Using the function shared by the measurement company, the customer can now make a table for the impression data that includes only those in the measurement company panel.
The table to be shared from the customer to the measurement company will be keyed off of the measurement company's internal identifier, using the secure UDF shared from the measurement company. It also should hold only those impressions for campaigns that this measurement company is measuring.
-- create a view of data the measurement company should see CREATE OR REPLACE TABLE measurement_co_impressions AS SELECT MEASUREMENT_CO.DEMO.LOOKUP_HASHED_EMAIL(secure_hashed_email(a.email)) as user_id, i.event_time, i.campaign_id, i.placement_id, i.creative_id FROM CROSSWALK_MEASUREMENT_CUST_DEMO.DEMO.impressions i INNER JOIN CROSSWALK_MEASUREMENT_CUST_DEMO.DEMO.my_audience a on a.user_id=i.user_id WHERE MEASUREMENT_CO.DEMO.LOOKUP_HASHED_EMAIL(secure_hashed_email(a.email)) is not null and i.campaign_id='174631';
We can verify that it includes impressions only for the overlap by running the following.
SELECT count(1) FROM measurement_co_impressions;
Now that we have created the table to hold the data, we create the share to share this data back to the measurement company as follows.
-- create share of impressions to measurement co CREATE SHARE measurement_cust_share; GRANT USAGE ON DATABASE CROSSWALK_MEASUREMENT_CUST_DEMO TO SHARE measurement_cust_share; GRANT USAGE ON SCHEMA CROSSWALK_MEASUREMENT_CUST_DEMO.DEMO TO SHARE measurement_cust_share; GRANT SELECT ON CROSSWALK_MEASUREMENT_CUST_DEMO.DEMO.measurement_co_impressions TO SHARE measurement_cust_share; ALTER SHARE measurement_cust_share ADD accounts=<customer snowflake account>;
The customer's Snowflake account ID should be placed in the last statement.
Finally, to complete the crosswalk, the measurement company should mount the share.
-- mount share from customer SHOW SHARES; CREATE DATABASE MEASUREMENT_CUST FROM SHARE <account info>.MEASUREMENT_CUST_SHARE;
As before, the name of the share should be placed into the final statement.

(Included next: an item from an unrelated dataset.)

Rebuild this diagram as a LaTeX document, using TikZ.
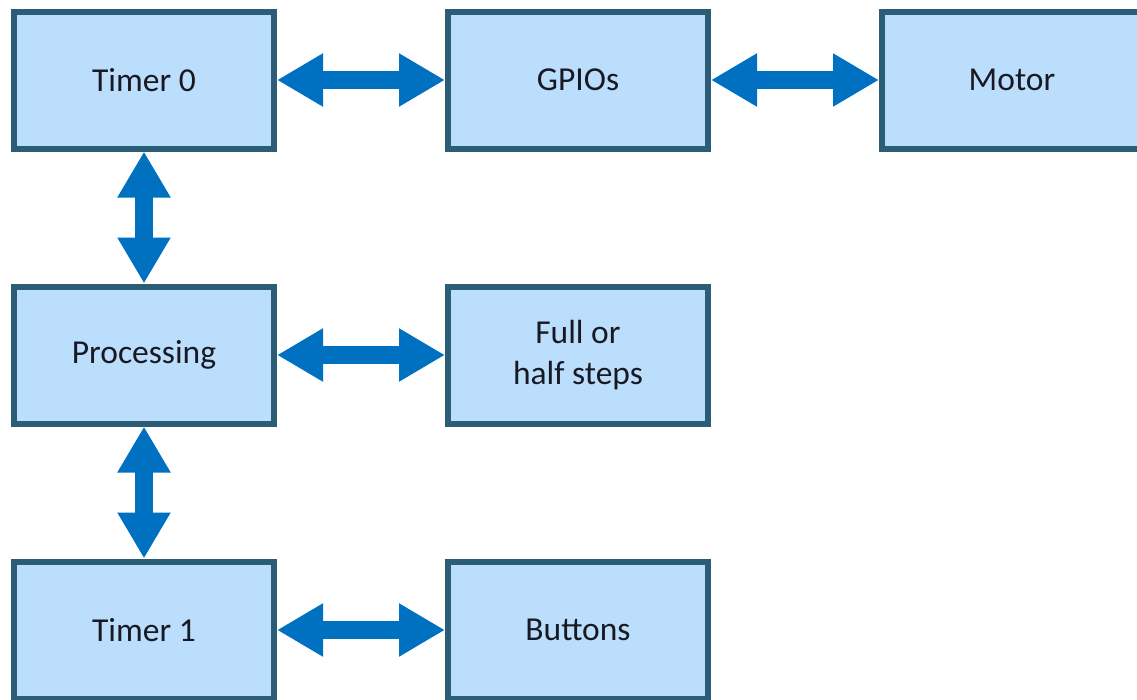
\documentclass[tikz,border=0pt]{standalone}
\usepackage{fontspec}
\setmainfont{Carlito}
\usetikzlibrary{arrows.meta}
\definecolor{boxfill}{RGB}{186,222,252}
\definecolor{boxline}{RGB}{43,94,118}
\definecolor{arrowblue}{RGB}{0,112,192}
\definecolor{txt}{RGB}{25,25,35}
\begin{document}
\begin{tikzpicture}[x=1pt,y=-1pt,
  blk/.style={draw=boxline, fill=boxfill, line width=6pt, minimum width=260pt, minimum height=137pt,
    inner sep=0pt, align=center, text=txt, font=\fontsize{33.5}{41}\selectfont},
  bigarrow/.style={draw=arrowblue, line width=18pt,
    {Triangle[length=46pt,width=50pt]}-{Triangle[length=46pt,width=50pt]}}]
\useasboundingbox (0,0) rectangle (1137,699);
\node[blk] (t0) at (144,80) {Timer 0};
\node[blk] (gp) at (578,80) {GPIOs};
\node[blk] (mo) at (1012,80) {Motor};
\node[blk] (pr) at (144,355) {Processing};
\node[blk] (fh) at (578,355) {Full or\\half steps};
\node[blk] (t1) at (144,630) {Timer 1};
\node[blk] (bu) at (578,630) {Buttons};
\draw[bigarrow] (t0.east) -- (gp.west);
\draw[bigarrow] (gp.east) -- (mo.west);
\draw[bigarrow] (pr.east) -- (fh.west);
\draw[bigarrow] (t1.east) -- (bu.west);
\draw[bigarrow] (t0.south) -- (pr.north);
\draw[bigarrow] (pr.south) -- (t1.north);
\end{tikzpicture}
\end{document}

To test the share, and to show that it is, in fact, keyed off of the measurement company ID, run the following statement.
SELECT * FROM MEASUREMENT_CUST.DEMO.MEASUREMENT_CO_IMPRESSIONS i INNER JOIN my_panel p on p.user_id=i.user_id;
Now, as we can see with the result of this statement, the measurement company can see the impressions, but only for those in the measurement company's panel. In addition, the key of the table is the measurement company's own ID, not the shared PII. Further, the impression data still sits in the customer's account, and has not been moved to the measurement company's account. They can now complete their measurement using their panel, and provide the results to their customer.
Advertising measurement companies often need to join data about their panel to the ad exposure data provided by the customer to perform their measurement. Snowflake, using its unique data sharing capabilities that do not require movement of data nor a trusted third-party, can be used to perform the necessary crosswalk.